The "Amgen Tour of California" is getting a lot more publicity than usual because superstar cyclists Lance Armstrong and Floyd Landis are trying to make comebacks in the race.
Interestingly, though, the tour's website only prominently features Armstrong and not the much more controversial Landis.
The event has a tie-in with cancer support groups, so from that angle it seems to be a good venue for Armstrong, a cancer survivor and activist.
But there's a certain irony that the biotech company that makes EPO, what is by nearly all accounts the most popular performance-enhancing drug among cyclists, is the major sponsor of a bike race featuring one defrocked, steroid-using racer and another one who has long been rumored to juice up. For its part, Amgen says it's taking a hardline stance on doping during the race.
Last year Amgen sold around $2.4 billion worth of EPO (Epogen), down one percent from the year before. The drug is intended for anemic kidney patients. So, the drug combats the fatigue associated with anemia. That's why some long-distance bikers are reportedly fond of the stuff. Epogen is one of the top-selling and most profitable drugs for the California company, which is the world's biggest biotech measured in sales.

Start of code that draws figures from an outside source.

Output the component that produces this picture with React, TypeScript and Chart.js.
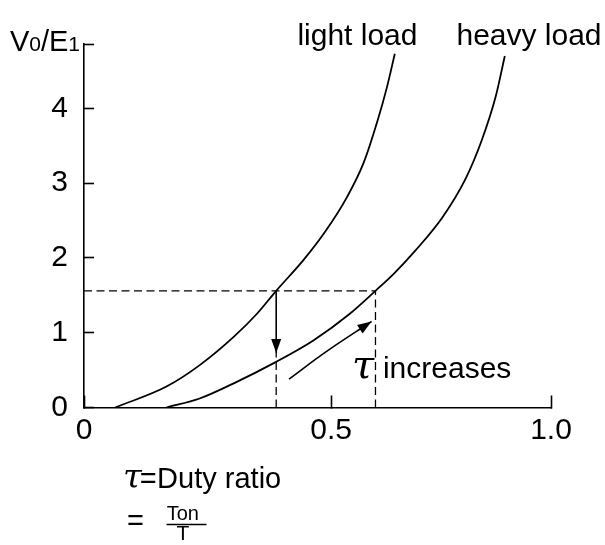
import React, { useEffect, useRef } from 'react';
import { Chart, registerables, LinearScale } from 'chart.js';

// ---- axis ticks ----
const X_TICKS = [0, 0.5, 1.0];
const X_TICK_LABELS = ['0', '0.5', '1.0'];
// the reference axis places 0.5 at 52.9% of the axis length (drawn, not strictly linear)
const X_KNOT_VALUES = [0, 0.5, 1.0];
const X_KNOT_FRACTIONS = [0, 0.529, 1.0];
const Y_MAX = 4.86;
const Y_TICKS = [0, 1, 2, 3, 4, Y_MAX];
const Y_TICK_LABELS = ['0', '1', '2', '3', '4', ''];

// ---- curves: duty ratio tau -> V0/E1 ----
const LIGHT_TAU = [0.063, 0.167, 0.237, 0.304, 0.351, 0.389, 0.444, 0.489, 0.535, 0.574, 0.606, 0.627, 0.645];
const LIGHT_V = [0, 0.28, 0.58, 0.95, 1.26, 1.56, 1.97, 2.36, 2.8, 3.27, 3.84, 4.28, 4.73];
const HEAVY_TAU = [0.167, 0.234, 0.302, 0.386, 0.465, 0.542, 0.601, 0.643, 0.692, 0.753, 0.806, 0.843, 0.874, 0.895];
const HEAVY_V = [0, 0.12, 0.32, 0.6, 0.9, 1.25, 1.56, 1.79, 2.1, 2.54, 3.06, 3.58, 4.15, 4.7];

// ---- guides and arrows ----
const OPERATING_V = 1.56;
const LIGHT_OP_TAU = 0.389;
const HEAVY_OP_TAU = 0.601;
const DROP_TO_V = 0.73;
const INCREASE_TAU = [0.415, 0.491, 0.592];
const INCREASE_V = [0.38, 0.75, 1.15];

// ---- text annotations, anchored in (tau, V0/E1) data coordinates ----
const SANS = '"Liberation Sans", Arial, sans-serif';
const GREEK = '"DejaVu Serif", serif';
const ANNOTATIONS = [
  { text: 'light load', x: 0.56, y: 4.84, font: `30px ${SANS}`, align: 'center' },
  { text: 'heavy load', x: 0.95, y: 4.84, font: `30px ${SANS}`, align: 'center' },
  { text: 'τ', x: 0.573, y: 0.4, font: `italic 40px ${GREEK}`, align: 'center' },
  { text: 'increases', x: 0.618, y: 0.4, font: `30px ${SANS}`, align: 'left' },
  { text: 'τ', x: 0.098, y: -1.077, font: `italic 34px ${GREEK}`, align: 'center' },
  { text: '=', x: 0.113, y: -1.077, font: `29px ${SANS}`, align: 'left' },
  { text: 'Duty ratio', x: 0.148, y: -1.077, font: `29px ${SANS}`, align: 'left' },
  { text: '=', x: 0.087, y: -1.64, font: `29px ${SANS}`, align: 'left' },
  { text: 'Ton', x: 0.2, y: -1.5, font: `20px ${SANS}`, align: 'center' },
  { text: 'T', x: 0.2, y: -1.77, font: `21px ${SANS}`, align: 'center' },
];
const FRACTION_BAR = { x1: 0.167, x2: 0.248, y: -1.565 };
const Y_TITLE_PARTS: [string, number][] = [['V', 29], ['0', 21], ['/E', 29], ['1', 21]];
const Y_TITLE_AT = { x: -0.15, y: 4.77 };

function interp(v: number, xs: number[], ys: number[]) {
  let i = 0;
  while (i < xs.length - 2 && v > xs[i + 1]) i++;
  const t = (v - xs[i]) / (xs[i + 1] - xs[i]);
  return ys[i] + t * (ys[i + 1] - ys[i]);
}

class KnottedScale extends LinearScale {
  static id = 'knotted';
  getPixelForValue(value: number) {
    return this.getPixelForDecimal(interp(value, X_KNOT_VALUES, X_KNOT_FRACTIONS));
  }
  getValueForPixel(pixel: number) {
    return interp(this.getDecimalForPixel(pixel), X_KNOT_FRACTIONS, X_KNOT_VALUES);
  }
}

Chart.register(...registerables, KnottedScale);

const zip = (xs: number[], ys: number[]) => xs.map((x, i) => ({ x, y: ys[i] }));

const decorations = {
  id: 'decorations',
  afterDatasetsDraw(chart: any) {
    const ctx = chart.ctx;
    chart.data.datasets.forEach((ds: any, i: number) => {
      if (!ds.arrowHead) return;
      const pts = chart.getDatasetMeta(i).data;
      const tip = pts[pts.length - 1];
      const prev = pts[pts.length - 2];
      let bx = prev.x, by = prev.y;
      if (typeof tip.cp1x === 'number' && Math.hypot(tip.x - tip.cp1x, tip.y - tip.cp1y) > 0.5) {
        bx = tip.cp1x; by = tip.cp1y;
      }
      const len = Math.hypot(tip.x - bx, tip.y - by);
      const dx = (tip.x - bx) / len, dy = (tip.y - by) / len;
      const L = 14, W = 5;
      const backX = tip.x - dx * L, backY = tip.y - dy * L;
      ctx.save();
      ctx.fillStyle = '#000';
      ctx.beginPath();
      ctx.moveTo(tip.x, tip.y);
      ctx.lineTo(backX - dy * W, backY + dx * W);
      ctx.lineTo(backX + dy * W, backY - dx * W);
      ctx.closePath();
      ctx.fill();
      ctx.restore();
    });
  },
  afterDraw(chart: any) {
    const ctx = chart.ctx;
    const xs = chart.scales.x, ys = chart.scales.y;
    ctx.save();
    ctx.fillStyle = '#000';
    ctx.strokeStyle = '#000';
    ctx.textBaseline = 'alphabetic';
    for (const a of ANNOTATIONS) {
      ctx.font = a.font;
      ctx.textAlign = a.align;
      ctx.fillText(a.text, xs.getPixelForValue(a.x), ys.getPixelForValue(a.y));
    }
    // fraction bar of Ton / T
    ctx.lineWidth = 1.5;
    ctx.beginPath();
    const fy = ys.getPixelForValue(FRACTION_BAR.y);
    ctx.moveTo(xs.getPixelForValue(FRACTION_BAR.x1), fy);
    ctx.lineTo(xs.getPixelForValue(FRACTION_BAR.x2), fy);
    ctx.stroke();
    // V0/E1 axis title
    let tx = xs.getPixelForValue(Y_TITLE_AT.x);
    const ty = ys.getPixelForValue(Y_TITLE_AT.y);
    ctx.textAlign = 'left';
    for (const [t, size] of Y_TITLE_PARTS) {
      ctx.font = `${size}px ${SANS}`;
      ctx.fillText(t, tx, ty);
      tx += ctx.measureText(t).width;
    }
    ctx.restore();
  },
};

const base = {
  showLine: true,
  borderColor: '#000',
  backgroundColor: '#000',
  pointRadius: 0,
  pointHoverRadius: 0,
  fill: false,
};
const dashed = { ...base, borderWidth: 1.3, borderDash: [8, 4.5] };

export default function App() {
  const ref = useRef<HTMLCanvasElement>(null);
  useEffect(() => {
    const tickFont = { family: 'Liberation Sans', size: 30 };
    const chart = new Chart(ref.current as HTMLCanvasElement, {
      type: 'scatter',
      data: {
        datasets: [
          { ...dashed, label: 'operating level', data: [{ x: 0, y: OPERATING_V }, { x: HEAVY_OP_TAU, y: OPERATING_V }] },
          { ...dashed, label: 'light drop', data: [{ x: LIGHT_OP_TAU, y: 0 }, { x: LIGHT_OP_TAU, y: DROP_TO_V }] },
          { ...dashed, label: 'heavy drop', data: [{ x: HEAVY_OP_TAU, y: 0 }, { x: HEAVY_OP_TAU, y: OPERATING_V }] },
          { ...base, label: 'light load', borderWidth: 1.8, cubicInterpolationMode: 'monotone', data: zip(LIGHT_TAU, LIGHT_V) },
          { ...base, label: 'heavy load', borderWidth: 1.8, cubicInterpolationMode: 'monotone', data: zip(HEAVY_TAU, HEAVY_V) },
          { ...base, label: 'load change', borderWidth: 1.6, arrowHead: true, data: [{ x: LIGHT_OP_TAU, y: OPERATING_V }, { x: LIGHT_OP_TAU, y: DROP_TO_V }] },
          { ...base, label: 'tau increases', borderWidth: 1.6, arrowHead: true, tension: 0.4, data: zip(INCREASE_TAU, INCREASE_V) },
        ] as any,
      },
      options: {
        animation: false,
        responsive: false,
        devicePixelRatio: 1,
        events: [],
        layout: { padding: { top: 35, right: 54, left: 0, bottom: 0 } },
        plugins: { legend: { display: false }, tooltip: { enabled: false } },
        scales: {
          x: {
            type: 'knotted' as any,
            min: 0,
            max: 1,
            afterBuildTicks: (s: any) => { s.ticks = X_TICKS.map((v) => ({ value: v })); },
            afterFit: (s: any) => { s.height = 137.5; },
            ticks: { autoSkip: false, maxRotation: 0, padding: 17, color: '#000', font: tickFont, callback: (_v: any, i: number) => X_TICK_LABELS[i] },
            grid: { drawOnChartArea: false, drawTicks: true, tickLength: -12, tickColor: '#000', tickWidth: 1.6 },
            border: { display: true, color: '#000', width: 1.6 },
          },
          y: {
            type: 'linear',
            min: 0,
            max: Y_MAX,
            afterBuildTicks: (s: any) => { s.ticks = Y_TICKS.map((v) => ({ value: v })); },
            afterFit: (s: any) => { s.width = 84; },
            ticks: { autoSkip: false, padding: 26, color: '#000', font: tickFont, callback: (_v: any, i: number) => Y_TICK_LABELS[i] },
            grid: { drawOnChartArea: false, drawTicks: true, tickLength: -10, tickColor: '#000', tickWidth: 1.6 },
            border: { display: true, color: '#000', width: 1.6 },
          },
        },
      },
      plugins: [decorations],
    } as any);
    return () => chart.destroy();
  }, []);
  return (
    <div style={{ position: 'absolute', left: 0, top: 0, width: 605, height: 545, background: '#fff' }}>
      <canvas ref={ref} width={605} height={545} style={{ display: 'block', width: 605, height: 545 }} />
    </div>
  );
}
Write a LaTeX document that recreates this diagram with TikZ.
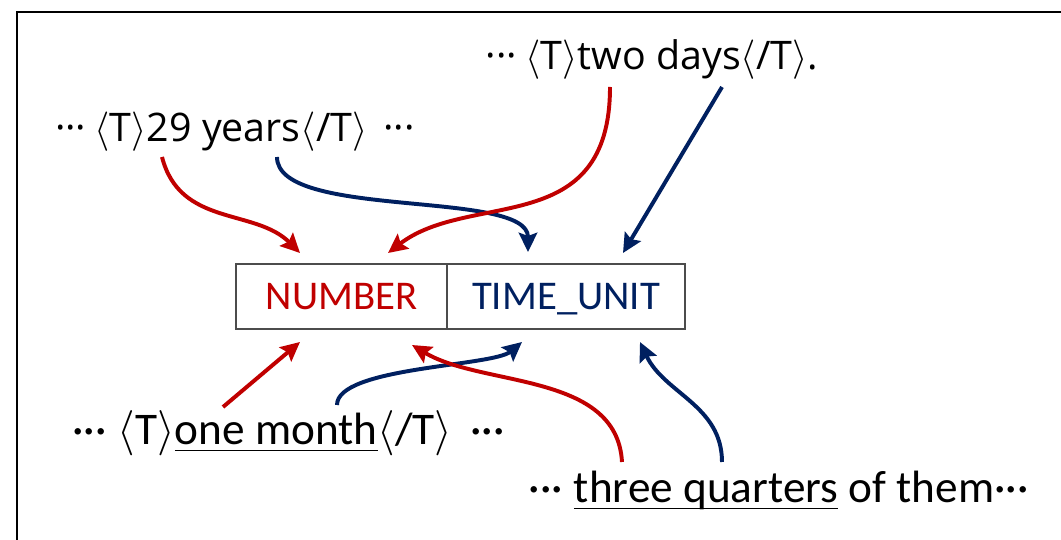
\documentclass[tikz,border=0pt]{standalone}
\usepackage{fix-cm}
\usepackage{fontspec}
\usepackage{amsmath}
\usetikzlibrary{arrows.meta,positioning}
\newfontfamily\segfont{Open Sans}
\newfontfamily\calfont{Carlito}
\definecolor{tagred}{HTML}{C00000}
\definecolor{tagblue}{HTML}{002060}
\newcommand{\mdots}{\makebox[0.6em][s]{·\hfill·\hfill·}}
\newcommand{\dgap}{\hspace{0.4em}}
\newcommand{\tago}{$\langle$T$\rangle$}
\newcommand{\tagc}{$\langle$/T$\rangle$}
\newcommand{\undl}[1]{\setbox0\hbox{#1}\rlap{\rule[-4.5pt]{\wd0}{0.7pt}}\box0\relax}

\begin{document}
\begin{tikzpicture}[
    x=0.025cm, y=0.025cm,
    cell/.style={draw=black!70, line width=1pt, minimum height=1.625cm, inner sep=0pt, outer sep=0pt,
                 text depth=0pt, font=\calfont\fontsize{29}{33}\selectfont},
    sent/.style={anchor=base, inner sep=0pt},
    toptext/.style={sent, font=\segfont\fontsize{28}{32}\selectfont},
    bottext/.style={sent, font=\calfont\fontsize{32.2}{36}\selectfont},
    arrow/.style={-{Stealth[length=0.48cm, width=0.46cm, inset=0.08cm]}, line width=2.8pt}
]
    \useasboundingbox (0,0) rectangle (1061,540);
    \draw[line width=1.6pt] (17,0) -- (17,528) -- (1061,528);

    \node[cell, text=tagred, minimum width=5.275cm] (num) at (341.5,243.5) {NUMBER};
    \node[cell, text=tagblue, minimum width=5.95cm, right=0pt of num] (unit) {TIME\_UNIT};

    \node[toptext] (years) at (231,398) {\mdots\dgap\tago29 years\tagc\dgap\mdots};
    \node[toptext] (days) at (652,470) {\mdots\dgap\tago two days\tagc.};
    \node[bottext] (month) at (285,95) {\mdots\dgap\tago\undl{one month}\tagc\dgap\mdots};
    \node[bottext] (quart) at (775,37) {\mdots\dgap\undl{three quarters} of them\mdots};

    \coordinate (y1) at (162,383);
    \coordinate (y2) at (277,383);
    \coordinate (d1) at (610,453);
    \coordinate (d2) at (722,453);
    \coordinate (m1) at (223,133);
    \coordinate (m2) at (337,135);
    \coordinate (q1) at (622,78);
    \coordinate (q2) at (722,78);

    \coordinate (n1) at (300,287);
    \coordinate (n2) at (388,287);
    \coordinate (n3) at (300,198);
    \coordinate (n4) at (412,195);
    \coordinate (u1) at (528,288);
    \coordinate (u2) at (623,287);
    \coordinate (u3) at (522,198);
    \coordinate (u4) at (640,198);

    \draw[arrow, tagred] (y1) .. controls +(18,-70) and +(-45,45) .. (n1);
    \draw[arrow, tagblue] (y2) to[out=-90, in=90, looseness=0.6] (u1);
    \draw[arrow, tagred] (d1) .. controls +(0,-153) and +(82,63) .. (n2);
    \draw[arrow, tagblue] (d2) -- (u2);

    \draw[arrow, tagblue] (m2) to[out=90, in=220, looseness=0.5] (u3);
    \draw[arrow, tagred] (m1) -- (n3);
    \draw[arrow, tagred] (q1) .. controls +(-5,90) and +(70,-42) .. (n4);
    \draw[arrow, tagblue] (q2) to[out=90, in=-65] (u4);

\end{tikzpicture}
\end{document}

Amgen's love affair with cycling apparently isn't confined to the "Tour of California."
My colleague Jane Wells who lives near AMGN headquarters in Thousand Oaks, California says pedal-pushing company employees wearing jerseys like this one for sale on eBay are a constant (she says sometimes annoying) presence on the streets around those parts. The red dots that look like rose petals or throat lozenges are supposed to be blood platelets.
The "Amgen Tour of California" may be the only corporate-sponsored sporting event where if the company provided participants with goody-bag samples of its product, the athletes would be kicked out.